WILL: I think they do both. But they probably, on balance, immunize him more. It's been 70 years, George, since Joseph Schumpeter, a famous Austrian economist then at Harvard, put into our vocabulary the phrase "creative destruction." American people are clear that capitalism destroys jobs on occasion.

Over one 25-year period recently, it was estimated that 15 percent of all American jobs disappear every year to try to create more than that. So it's the adjective. Is it creative destruction? And in this sense, it seems to me, it's much better to have this argument now than in October. And in the South Carolina, it's extremely good for Mitt Romney to be attacked now in the vocabulary of the left.

STEPHANOPOULOS: Paul?

KRUGMAN: Yes, the thing is, we're only immunizing if the thing would go away. This is not like some punitive scandal that, once everybody's heard the story, it stops being a story. The issue about jobs, about economic inequality is going to -- is going to continue to resonate.

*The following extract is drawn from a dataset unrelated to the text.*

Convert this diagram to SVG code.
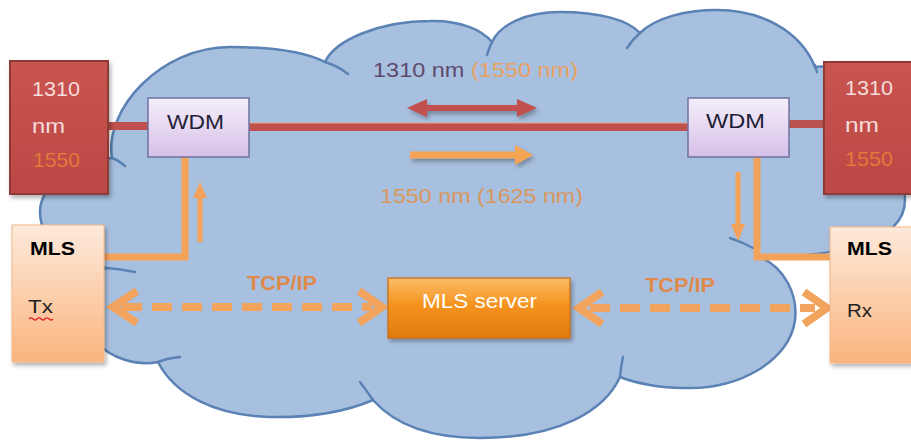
<svg xmlns="http://www.w3.org/2000/svg" width="911" height="441" viewBox="0 0 911 441">
<defs>
<style>
.t{font-family:"Liberation Sans",Arial,sans-serif}
.cusp{fill:none;stroke:#5b82b4;stroke-width:2.5;stroke-linecap:round}
.org{fill:none;stroke:#f3a25a;stroke-width:7}
.dash{fill:none;stroke:#f2a35e;stroke-width:8;stroke-dasharray:20 10}
.chev{fill:none;stroke:#f2a35e;stroke-width:8;stroke-linejoin:miter}
.redbox{fill:url(#redG);stroke:#8e3a37;stroke-width:2}
.wdm{fill:url(#wdmG);stroke:#6f72a0;stroke-width:1.5}
.peach{fill:url(#peachG);stroke:#f4b888;stroke-width:1}
</style>
<linearGradient id="redG" x1="0" y1="0" x2="0" y2="1"><stop offset="0" stop-color="#c95450"/><stop offset="1" stop-color="#bb4845"/></linearGradient>
<linearGradient id="wdmG" x1="0" y1="0" x2="0" y2="1"><stop offset="0" stop-color="#f5eefb"/><stop offset="1" stop-color="#d6c0e8"/></linearGradient>
<linearGradient id="peachG" x1="0" y1="0" x2="0" y2="1"><stop offset="0" stop-color="#fdeadb"/><stop offset="1" stop-color="#fab47e"/></linearGradient>
<linearGradient id="serverG" x1="0" y1="0" x2="0" y2="1"><stop offset="0" stop-color="#fbbc68"/><stop offset="0.45" stop-color="#f5931f"/><stop offset="1" stop-color="#e07a0f"/></linearGradient>
<filter id="sh" x="-10%" y="-10%" width="130%" height="130%"><feDropShadow dx="2" dy="3" stdDeviation="2" flood-color="#000" flood-opacity="0.3"/></filter>
</defs>

<g id="cloud">
<path d="M 112,158 C 104,110 160,47 230,47 C 270,47 305,52 325,62 C 335,40 380,21 430,21 C 460,20 482,30 492,42 C 500,25 525,12 560,12 C 600,12 628,20 640,33 C 655,18 685,10 717,10 C 760,10 800,30 815,67 C 850,60 905,120 905,200 C 905,245 830,257 760,257 C 785,268 798,295 795,320 C 790,360 740,390 683,388 C 660,388 635,383 620,377 C 605,410 560,438 480,438 C 430,438 395,425 373,400 C 345,412 310,418 268,417 C 215,415 175,395 158,362 C 140,366 110,360 95,340 C 80,310 85,275 107,268 C 70,265 40,240 40,212 C 40,185 75,160 112,158 Z" fill="#a8c0df" stroke="#5b82b4" stroke-width="2.5"/>
<path class="cusp" d="M 112,158 Q 118,160 125,166"/>
<path class="cusp" d="M 325,62 Q 338,66 348,74"/>
<path class="cusp" d="M 492,42 Q 489,48 487,55"/>
<path class="cusp" d="M 640,33 Q 632,40 627,48"/>
<path class="cusp" d="M 815,65 Q 816,69 817,72"/>
<path class="cusp" d="M 730,238 Q 742,242 753,248"/>
<path class="cusp" d="M 620,377 Q 621,366 623,357"/>
<path class="cusp" d="M 373,400 Q 366,390 360,382"/>
<path class="cusp" d="M 158,362 Q 168,358 180,357"/>
<path class="cusp" d="M 107,268 Q 120,269 135,272"/>
</g>

<g id="connectors">
<line x1="108" y1="126" x2="148" y2="126" stroke="#c0504d" stroke-width="8"/>
<line x1="249" y1="127" x2="688" y2="127" stroke="#c0504d" stroke-width="8"/>
<line x1="249" y1="123" x2="688" y2="123" stroke="#e5a58a" stroke-width="1"/>
<line x1="789" y1="124" x2="824" y2="124" stroke="#b8534f" stroke-width="8"/>
<path class="org" d="M 185,157 V 257 H 104"/>
<path class="org" d="M 757,157 V 257 H 830"/>
<polygon points="197.5,242 197.5,198 193,198 200,182 207,198 202.5,198 202.5,242" fill="#f3a25a"/>
<polygon points="735.5,172 740.5,172 740.5,224 745,224 738,241 731,224 735.5,224" fill="#f3a25a"/>
<polygon points="407,108 427,99 427,105 517,105 517,99 537,108 517,117 517,111 427,111 427,117" fill="#c0504d" filter="url(#sh)"/>
<polygon points="410,151.5 515,151.5 515,145 533,155 515,165 515,158.5 410,158.5" fill="#f5a456" filter="url(#sh)"/>
<line class="dash" x1="122" y1="307" x2="372" y2="307"/>
<polyline class="chev" points="137,291 113,307 137,323"/>
<polyline class="chev" points="359,291 382,307 359,323"/>
<line class="dash" x1="590" y1="308" x2="815" y2="308"/>
<polyline class="chev" points="602,292 579,308 602,324"/>
<polyline class="chev" points="804,292 827,308 804,324"/>
</g>

<g id="laser-left">
<rect class="redbox" x="10" y="61" width="98" height="133" filter="url(#sh)"/>
<text class="t" x="32" y="96" font-size="21" fill="#f6dcdc" textLength="48" lengthAdjust="spacingAndGlyphs">1310</text>
<text class="t" x="32" y="133" font-size="21" fill="#f6dcdc" textLength="33" lengthAdjust="spacingAndGlyphs">nm</text>
<text class="t" x="33" y="167" font-size="21" fill="#e0793a" textLength="47" lengthAdjust="spacingAndGlyphs">1550</text>
</g>

<g id="laser-right">
<rect class="redbox" x="824" y="62" width="92" height="132" filter="url(#sh)"/>
<text class="t" x="845" y="95" font-size="21" fill="#f6dcdc" textLength="48" lengthAdjust="spacingAndGlyphs">1310</text>
<text class="t" x="845" y="132" font-size="21" fill="#f6dcdc" textLength="34" lengthAdjust="spacingAndGlyphs">nm</text>
<text class="t" x="845" y="166" font-size="21" fill="#e0793a" textLength="48" lengthAdjust="spacingAndGlyphs">1550</text>
</g>

<g id="wdm-left">
<rect class="wdm" x="148" y="98" width="101" height="59"/>
<text class="t" x="167" y="129" font-size="21" fill="#1e1e36" textLength="57" lengthAdjust="spacingAndGlyphs">WDM</text>
</g>

<g id="wdm-right">
<rect class="wdm" x="688" y="98" width="101" height="59"/>
<text class="t" x="706" y="128" font-size="21" fill="#1e1e36" textLength="59" lengthAdjust="spacingAndGlyphs">WDM</text>
</g>

<g id="mls-tx">
<rect class="peach" x="12" y="225" width="92" height="137" filter="url(#sh)"/>
<text class="t" x="30" y="255" font-size="19" font-weight="bold" fill="#000" textLength="45" lengthAdjust="spacingAndGlyphs">MLS</text>
<text class="t" x="28" y="313" font-size="19" fill="#222" textLength="25" lengthAdjust="spacingAndGlyphs">Tx</text>
<path d="M 29,319 q 2,-2 4,0 t 4,0 t 4,0 t 4,0 t 4,0 t 4,0" fill="none" stroke="#e0202a" stroke-width="1.2"/>
</g>

<g id="mls-rx">
<rect class="peach" x="830" y="227" width="86" height="136" filter="url(#sh)"/>
<text class="t" x="847" y="255" font-size="19" font-weight="bold" fill="#000" textLength="45" lengthAdjust="spacingAndGlyphs">MLS</text>
<text class="t" x="847" y="317" font-size="19" fill="#222" textLength="25" lengthAdjust="spacingAndGlyphs">Rx</text>
</g>

<g id="mls-server">
<rect x="388" y="278" width="182" height="60" fill="url(#serverG)" stroke="#c96c12" stroke-width="1.2" filter="url(#sh)"/>
<text class="t" x="422" y="308" font-size="21" fill="#ffffff" textLength="115" lengthAdjust="spacingAndGlyphs">MLS server</text>
</g>

<g id="labels">
<text class="t" x="373" y="77" font-size="20" textLength="205" lengthAdjust="spacingAndGlyphs"><tspan fill="#5e4a6c">1310 nm </tspan><tspan fill="#e9a162">(1550 nm)</tspan></text>
<text class="t" x="380" y="203" font-size="20" fill="#d9975e" textLength="203" lengthAdjust="spacingAndGlyphs">1550 nm (1625 nm)</text>
<text class="t" x="247" y="290" font-size="20" font-weight="bold" fill="#df8a4c" textLength="70" lengthAdjust="spacingAndGlyphs">TCP/IP</text>
<text class="t" x="645" y="292" font-size="20" font-weight="bold" fill="#df8a4c" textLength="70" lengthAdjust="spacingAndGlyphs">TCP/IP</text>
</g>
</svg>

So I think it does -- it -- actually, all it does is it gives the Democrats a chance to court Republicans, the same thing they're doing. Plus, you know, we are learning more about Mitt Romney.

This morning's "Washington Post" had a very interesting article about how Bain functioned under Romney, which said basically they were into double-crossing. Not double-crossing the poor workers, but double-crossing their partners in deals.

STEPHANOPOULOS: So, the stories on Bain keep coming.

ROBERTS(?): I think there is no inoculating Romney against the Bain attacks. The potential is that they can become exhausted by September, October and November. There's no inoculating. There may be exhausting. But let me tell you what I think the threat of the Bain attacks is.

Romney has been coming forward, identifying himself as a businessman, a job creator, a man who knows how to turn around an economy, and that's a good place to be and Republicans love that person.

However, there's a strong populous streak in the Republican Party, and there's a sense that they don't like these Wall Street sharpies who, in the 1990s and in the '00s, were rapacious, greedy and bad guys. There's a difference between I'm a businessman and oh, my gosh, I was secretly a bad guy. That's the potential harm.

(CROSSTALK)

UNIDENTIFIED MALE: Undoubtedly, but, you know, these attacks have been clumsy. And I am mystified as to why Romney opponents haven't done more to go after his record as governor of Massachusetts.

STEPHANOPOULOS: Well, they're starting that now. You're seeing that (inaudible).